Among the entries below, copy only the span from the line containing "Write a Python" through the line containing "text_col = '#1a1a1a'". Do so exactly, and skip the pictures.

===== Entries =====

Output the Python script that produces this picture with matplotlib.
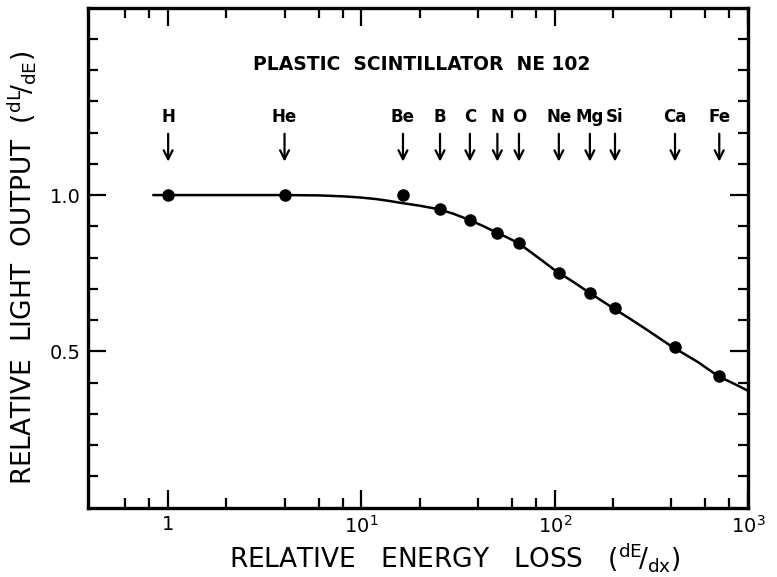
import matplotlib
matplotlib.use("Agg")
import matplotlib.pyplot as plt
from matplotlib.ticker import FixedLocator, NullFormatter

# Measured points (relative dE/dx, relative light output)
elements = ["H", "He", "Be", "B", "C", "N", "O", "Ne", "Mg", "Si", "Ca", "Fe"]
dedx = [1.0, 4.0, 16.4, 25.5, 36.4, 50.5, 65.3, 105, 152, 205, 419, 710]
light = [1.0, 1.0, 1.0, 0.957, 0.920, 0.879, 0.847, 0.751, 0.686, 0.638, 0.513, 0.420]

# Smooth curve drawn through the data
curve_x = [0.84, 2, 4, 6, 8, 10, 12, 14, 16, 20, 25, 30, 36, 43, 50, 57, 65,
           75, 88, 100, 125, 150, 175, 200, 250, 300, 400, 550, 700, 850, 1000]
curve_y = [1.0, 1.0, 1.0, 0.999, 0.996, 0.992, 0.987, 0.981, 0.975, 0.966,
           0.955, 0.940, 0.921, 0.900, 0.880, 0.864, 0.846, 0.818, 0.786,
           0.760, 0.722, 0.689, 0.662, 0.639, 0.601, 0.569, 0.517, 0.466,
           0.421, 0.396, 0.374]

title = "PLASTIC  SCINTILLATOR  NE 102"
xlabel = r"RELATIVE   ENERGY   LOSS   ($^{\rm dE}\!/_{\rm dx}$)"
ylabel = r"RELATIVE  LIGHT  OUTPUT  ($^{\rm dL}\!/_{\rm dE}$)"
xmajor = [1, 10, 100, 1000]
xmajor_labels = ["1", r"10$^1$", r"10$^2$", r"10$^3$"]
ymajor = [0.5, 1.0]
ymajor_labels = ["0.5", "1.0"]

plt.rcParams['font.family'] = ['DejaVu Sans']
plt.rcParams['mathtext.default'] = 'regular'

fig = plt.figure(figsize=(7.77, 5.77), dpi=100)
ax = fig.add_axes([0.1133, 0.1201, 0.8494, 0.8669])

ax.plot(curve_x, curve_y, color="black", lw=1.8, zorder=2)
ax.plot(dedx, light, "o", color="black", ms=8, zorder=3)

ax.set_xscale("log")
ax.set_xlim(0.385, 1000)
ax.set_ylim(0, 1.6)

# arrows and element labels
for el, x in zip(elements, dedx):
    ax.annotate("", xy=(x, 1.098), xytext=(x, 1.205),
                arrowprops=dict(arrowstyle="->", color="black", lw=1.6,
                                mutation_scale=16))
    ax.text(x, 1.25, el, ha="center", va="center", fontsize=12,
            fontweight="bold")

ax.text(20.5, 1.417, title, ha="center", va="center", fontsize=13.5,
        fontweight="bold")

# ticks
ax.xaxis.set_major_locator(FixedLocator(xmajor))
ax.set_xticklabels(xmajor_labels, fontsize=14)
minor_x = [0.6, 0.8, 2, 4, 6, 8, 20, 40, 60, 80, 200, 400, 600, 800]
ax.xaxis.set_minor_locator(FixedLocator(minor_x))
ax.xaxis.set_minor_formatter(NullFormatter())

ax.yaxis.set_major_locator(FixedLocator(ymajor))
ax.set_yticklabels(ymajor_labels, fontsize=14)
minor_y = [0.1, 0.2, 0.3, 0.4, 0.6, 0.7, 0.8, 0.9, 1.1, 1.2, 1.3, 1.4, 1.5]
ax.yaxis.set_minor_locator(FixedLocator(minor_y))

ax.tick_params(which="both", direction="in", top=True, right=True, width=1.6,
               colors="black")
ax.tick_params(which="major", length=13, pad=5)
ax.tick_params(which="minor", length=7)

for s in ax.spines.values():
    s.set_linewidth(2.4)

fig.text(0.585, 0.006, xlabel, ha="center", va="bottom", fontsize=19)
fig.text(0.006, 0.535, ylabel, ha="left", va="center", fontsize=19,
         rotation=90)

fig.savefig("out.png", dpi=100)
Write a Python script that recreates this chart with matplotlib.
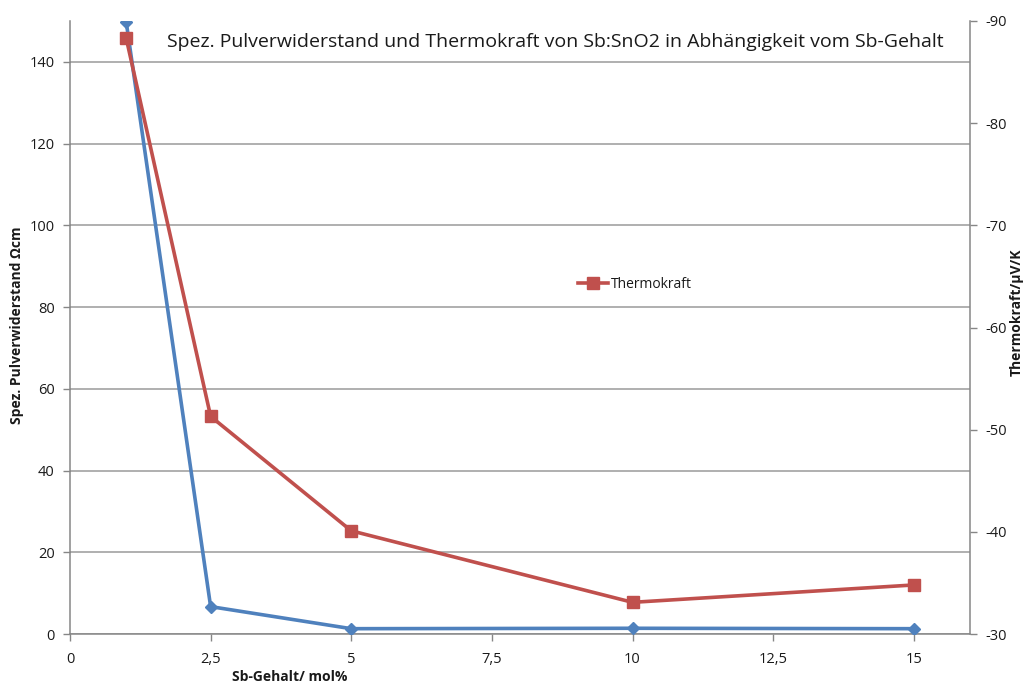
import matplotlib
matplotlib.use("Agg")
import matplotlib.pyplot as plt
from matplotlib.ticker import FixedLocator, FuncFormatter

plt.rcParams['font.family'] = ['Open Sans', 'DejaVu Sans']
plt.rcParams['axes.unicode_minus'] = False

# Sb content (mol%)
sb_content = [1, 2.5, 5, 10, 15]
# specific powder resistance (Ohm cm)
resistance = [149.7, 6.7, 1.3, 1.4, 1.3]
# thermopower (µV/K)
thermopower = [-88.3, -51.3, -40.1, -33.1, -34.8]

x_ticks = [0, 2.5, 5, 7.5, 10, 12.5, 15]
left_ticks = [0, 20, 40, 60, 80, 100, 120, 140]
right_ticks = [-30, -40, -50, -60, -70, -80, -90]

blue = '#4F81BD'
red = '#C0504D'
axis_grey = '#868686'
text_col = '#1a1a1a'

fig = plt.figure(figsize=(10.26, 6.83), dpi=100)
ax = fig.add_axes([70 / 1026, 1 - 634 / 683, 900 / 1026, 613 / 683])
ax2 = ax.twinx()

ax.plot(sb_content, resistance, color=blue, lw=2.6, marker='D', ms=6.5,
        mec=blue, mfc=blue, zorder=3, label='Spez. Pulverwiderstand')
ax2.plot(sb_content, thermopower, color=red, lw=2.6, marker='s', ms=8.5,
         mec=red, mfc=red, zorder=3, label='Thermokraft')

ax.set_xlim(0, 16)
ax.set_ylim(0, 150)
ax2.set_ylim(-30, -90)

ax.xaxis.set_major_locator(FixedLocator(x_ticks))
ax.xaxis.set_major_formatter(FuncFormatter(lambda v, p: f'{v:g}'.replace('.', ',')))
ax.yaxis.set_major_locator(FixedLocator(left_ticks))
ax2.yaxis.set_major_locator(FixedLocator(right_ticks))
ax2.yaxis.set_major_formatter(FuncFormatter(lambda v, p: f'{v:g}'))

ax.grid(axis='y', color='#9a9a9a', lw=1.1)
ax.set_axisbelow(True)

for a in (ax, ax2):
    a.spines['top'].set_visible(False)
    a.tick_params(colors=axis_grey, labelcolor=text_col, labelsize=10.5,
                  length=5, width=1)
ax.spines['right'].set_visible(False)
ax2.spines['left'].set_visible(False)
ax2.spines['bottom'].set_visible(False)
for s in (ax.spines['left'], ax.spines['bottom'], ax2.spines['right']):
    s.set_color(axis_grey)
    s.set_linewidth(1.1)
ax.tick_params(axis='x', pad=8)
ax.tick_params(axis='y', pad=6)
ax2.tick_params(axis='y', pad=6)

ax.text(0.539, 0.966, 'Spez. Pulverwiderstand und Thermokraft von Sb:SnO2 in Abhängigkeit vom Sb-Gehalt',
        transform=ax.transAxes, ha='center', va='center', fontsize=14.0, color=text_col)

fig.text(290 / 1026, 1 - 677 / 683, 'Sb-Gehalt/ mol%', ha='center', va='center',
         fontsize=10, fontweight='bold', color=text_col)
fig.text(17 / 1026, 1 - 325 / 683, 'Spez. Pulverwiderstand Ωcm', ha='center', va='center',
         rotation=90, fontsize=10, fontweight='bold', color=text_col)
fig.text(1017 / 1026, 1 - 312 / 683, 'Thermokraft/µV/K', ha='center', va='center',
         rotation=90, fontsize=10, fontweight='bold', color=text_col)

leg = ax2.legend(loc='center left', bbox_to_anchor=(572 / 1026, 1 - 284 / 683),
                 bbox_transform=fig.transFigure, frameon=False, fontsize=10,
                 handlelength=2.2, handletextpad=0.2, borderaxespad=0)
for t in leg.get_texts():
    t.set_color(text_col)

fig.savefig('out.png', dpi=100)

=====

▶ Response to this exercise
Write a Python script that recreates this chart with matplotlib.
import matplotlib
matplotlib.use("Agg")
import matplotlib.pyplot as plt
from matplotlib.ticker import FixedLocator, FuncFormatter

plt.rcParams['font.family'] = ['Open Sans', 'DejaVu Sans']
plt.rcParams['axes.unicode_minus'] = False

# Sb content (mol%)
sb_content = [1, 2.5, 5, 10, 15]
# specific powder resistance (Ohm cm)
resistance = [149.7, 6.7, 1.3, 1.4, 1.3]
# thermopower (µV/K)
thermopower = [-88.3, -51.3, -40.1, -33.1, -34.8]

x_ticks = [0, 2.5, 5, 7.5, 10, 12.5, 15]
left_ticks = [0, 20, 40, 60, 80, 100, 120, 140]
right_ticks = [-30, -40, -50, -60, -70, -80, -90]

blue = '#4F81BD'
red = '#C0504D'
axis_grey = '#868686'
text_col = '#1a1a1a'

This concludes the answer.